I can definitely see how an e-reader would be easier to handle. And I imagine that sharing the same e-reader might not work very well. Two e-readers sounds like a good investment to me. ^_^

Ava Jae said...

I absolutely love bookstores, and as a NOOK user, I feel slightly better about the dwindling book sales thing because all of my e-book purchases go to Barnes and Noble. So...that's something?

Ava Jae said...

You made a lot of great points, John. I completely agree about buying books for their content--the smell and texture thing is just a nice bonus. And your point about space is also totally valid--my bookshelf won't have enough room to add anything for very long. Plus being able to fit hundreds of books in one lightweight device is not a perk to be overlooked.

As for the internet, I'm actually glad that print books don't have internet access. I know from reading on my tablet that I am far too easily distracted by easy internet access, so being cut off from the web for a little while whilst reading print books isn't such a bad thing to me.

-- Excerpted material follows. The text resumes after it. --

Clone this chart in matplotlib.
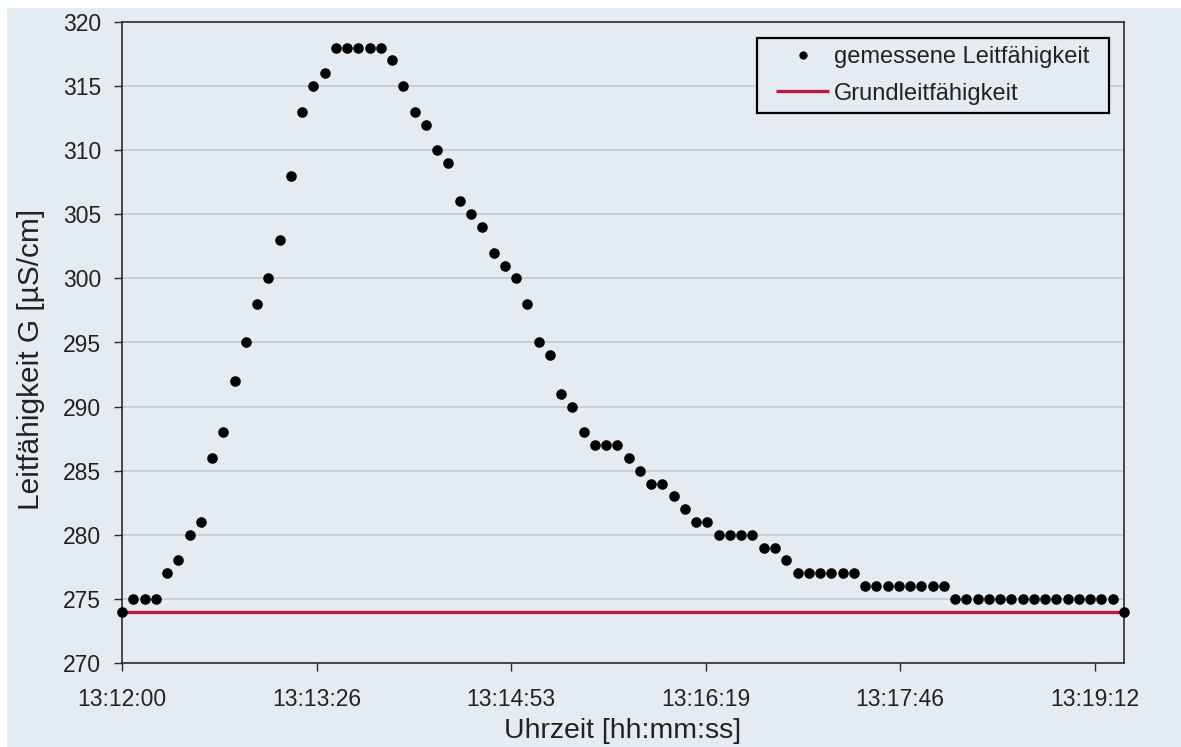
import matplotlib
matplotlib.use("Agg")
import matplotlib.pyplot as plt
from matplotlib.patches import Rectangle
from matplotlib.ticker import FixedLocator, FuncFormatter, MultipleLocator

# Conductivity logger record (one reading every 5 s, start 13:12:00)
start_time = (13, 12, 0)
sample_interval_s = 5
conductivity = [
    274, 275, 275, 275, 277, 278, 280, 281, 286, 288,
    292, 295, 298, 300, 303, 308, 313, 315, 316, 318,
    318, 318, 318, 318, 317, 315, 313, 312, 310, 309,
    306, 305, 304, 302, 301, 300, 298, 295, 294, 291,
    290, 288, 287, 287, 287, 286, 285, 284, 284, 283,
    282, 281, 281, 280, 280, 280, 280, 279, 279, 278,
    277, 277, 277, 277, 277, 277, 276, 276, 276, 276,
    276, 276, 276, 276, 275, 275, 275, 275, 275, 275,
    275, 275, 275, 275, 275, 275, 275, 275, 275, 274,
]
base_conductivity = 274.0

# Time axis: major unit of 0.001 day (86.4 s)
x_major_s = 86.4
y_min, y_max, y_step = 270, 320, 5

label_measured = "gemessene Leitfähigkeit"
label_base = "Grundleitfähigkeit"
x_label = "Uhrzeit [hh:mm:ss]"
y_label = "Leitfähigkeit G [µS/cm]"

bg = "#e4ecf2"
dark = "#222222"
red = "#c0173f"

plt.rcParams["font.family"] = ["Liberation Sans", "DejaVu Sans"]

t = [i * sample_interval_s for i in range(len(conductivity))]
t_end = t[-1]

W, H = 1181, 747
fig = plt.figure(figsize=(W / 100, H / 100), dpi=100)
fig.patch.set_facecolor("white")
fig.add_artist(Rectangle((7 / W, -0.1), 1.2, 1.1 - 8 / H, transform=fig.transFigure,
                         facecolor=bg, edgecolor="none", zorder=-10))

ax = fig.add_axes([122 / W, 1 - 663 / H, 1002 / W, 641 / H])
ax.set_facecolor(bg)

ax.plot([0, t_end], [base_conductivity, base_conductivity], color=red, lw=2.4,
        label=label_base, zorder=2, solid_capstyle="butt")
ax.plot(t, conductivity, linestyle="none", marker="o", markersize=6.6,
        color="black", label=label_measured, zorder=3, clip_on=False)

ax.set_xlim(0, t_end)
ax.set_ylim(y_min, y_max)
ax.yaxis.set_major_locator(MultipleLocator(y_step))
ax.xaxis.set_major_locator(FixedLocator([k * x_major_s for k in range(6)]))


def fmt_time(s, pos=None):
    h0, m0, s0 = start_time
    total = int(round(h0 * 3600 + m0 * 60 + s0 + s))
    return f"{total // 3600:02d}:{(total % 3600) // 60:02d}:{total % 60:02d}"


ax.xaxis.set_major_formatter(FuncFormatter(fmt_time))

ax.grid(axis="y", color="#c8ccd0", lw=1.3)
ax.set_axisbelow(True)
for sp in ax.spines.values():
    sp.set_color("#2b2b2b")
    sp.set_linewidth(1.2)

ax.tick_params(axis="both", direction="out", length=6, width=1.0, color="#2b2b2b",
               labelsize=16.5, labelcolor=dark)
ax.tick_params(axis="y", pad=9)
ax.tick_params(axis="x", pad=12)

ax.set_xlabel(x_label, fontsize=20.5, color=dark, labelpad=5)
ax.set_ylabel(y_label, fontsize=21.5, color=dark)
ax.yaxis.set_label_coords(-0.077, 0.473)

# Legend entries without frame; the box is drawn separately with wider side margins
h_base, h_meas = ax.get_legend_handles_labels()[0]
leg = ax.legend([h_meas, h_base], [label_measured, label_base],
                loc="upper left", bbox_to_anchor=((776 - 122) / 1002, (663 - 46) / 641),
                borderaxespad=0, fontsize=17, frameon=False, markerscale=0.75,
                handlelength=2.25, handletextpad=0.22, borderpad=0.0, labelspacing=0.62)
for txt in leg.get_texts():
    txt.set_color(dark)

fig.canvas.draw()
bb = leg.get_window_extent()
pad_x, pad_y = 19, 8
to_axes = ax.transAxes.inverted()
(x0, y0), (x1, y1) = to_axes.transform([(bb.x0 - pad_x, bb.y0 - pad_y),
                                        (bb.x1 + pad_x, bb.y1 + pad_y)])
ax.add_patch(Rectangle((x0, y0), x1 - x0, y1 - y0, transform=ax.transAxes,
                       facecolor=bg, edgecolor="black", lw=1.6, zorder=4.5,
                       clip_on=False))

fig.savefig("out.png", dpi=100, facecolor=fig.get_facecolor())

On the other hand, having the internet on an e-reader makes downloading dozens of samples in minutes possible and allows you to carry around a virtual bookstore in your hand, which is pretty fantastic (if not somewhat dangerous) if you ask me.

Senora said...

I love both printed and electronic books for all the reasons mentioned but why limit ourselves? How about audio books? I would be sooo behind in my reading or my exercise if I couldn't listen to my latest favorite tale while putting time in on the treadmill.

Ava Jae said...

You know, that is a fantastic point! I hadn't even thought of audiobooks because quite frankly, I don't listen to them. It's been a while since I've tried, but I found that I have a tendency of daydreaming when I listen to books rather than focusing on reading it myself. But who knows? Maybe that'll change. :)

That being said, audio books are a totally legitimate option. As you said, why limit ourselves?